Sittenwächtertum in der Politik

So blutgetränkt geht es bei den ideologisch begründeten Auseinandersetzungen in demokratischen Gesellschaften eher selten zu. Aber was anderes als eine natürlich auch mit Interessen unterfütterte Ideologie steckt dahinter, wenn die Republikaner in den USA nun Obamacare zurückdrehen? Wenn also die Reichen den Millionen Armen die Krankenversicherung wieder wegnehmen, weil nach amerikanischem Gründungs-Credo der einzelne seines Glückes Schmied ist und nicht der Staat?

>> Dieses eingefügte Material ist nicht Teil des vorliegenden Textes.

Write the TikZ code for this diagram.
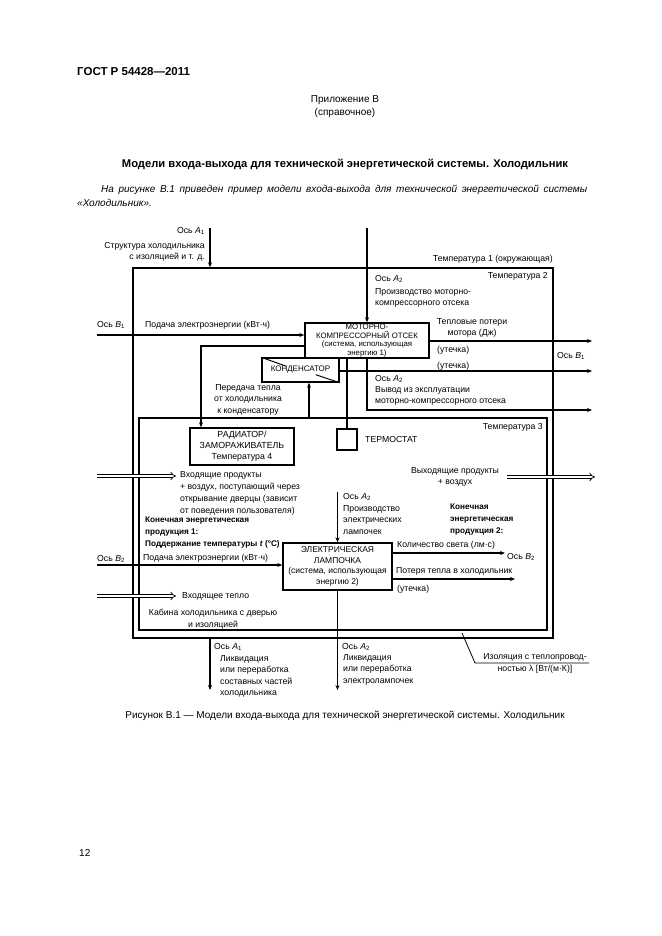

Dagegen sind ideologische Kleinkriege à la Simone Peter natürlich Peanuts. Aber es verstößt doch gegen den freiheitlichen Geist, wenn ein Sittenwächtertum in die Politik einsickert, das mit gerunzelter Stirn und erhobenem Zeigefinger die Bevölkerungsmehrheit darauf hinweist, was sich schickt, was man sagt, was nicht, welche Gruppen auch sich möglicherweise diskriminiert fühlen könnten. Und weil man mit solchen Rügen, mit dekorativer Betroffenheit plötzlich im Fokus der Öffentlichkeit steht, ist das alles ziemlich populär.

Eiferer am Werk

Wie sonst käme Simone Peter auf ihren völlig ungerechtfertigten Nafri-Vorwurf? Wie sonst käme Elisabeth Scharfenberg – auch eine Grüne – auf den geradezu perversen Gedanken, die Krankenkassen sollten für Sexdienste bei Pflegebedürftigen bezahlen? Und wie sonst erhielten die Belange von LSBTTQ, also lesbisch, schwul, bi, transgender, intersexuell, queer etc. im Berliner Koalitionsvertrag von Rot-Rot-Grün ein Gewicht, als gäbe es in der Hauptstadt kaum andere Probleme?

Da sind Eiferer am Werke. Leute mit einem Brett vor dem Kopf. Möge der Wähler verhindern, dass sie die freiheitliche Gesellschaft demnächst im Bund mit ihrer Weltsicht zu missionieren versuchen.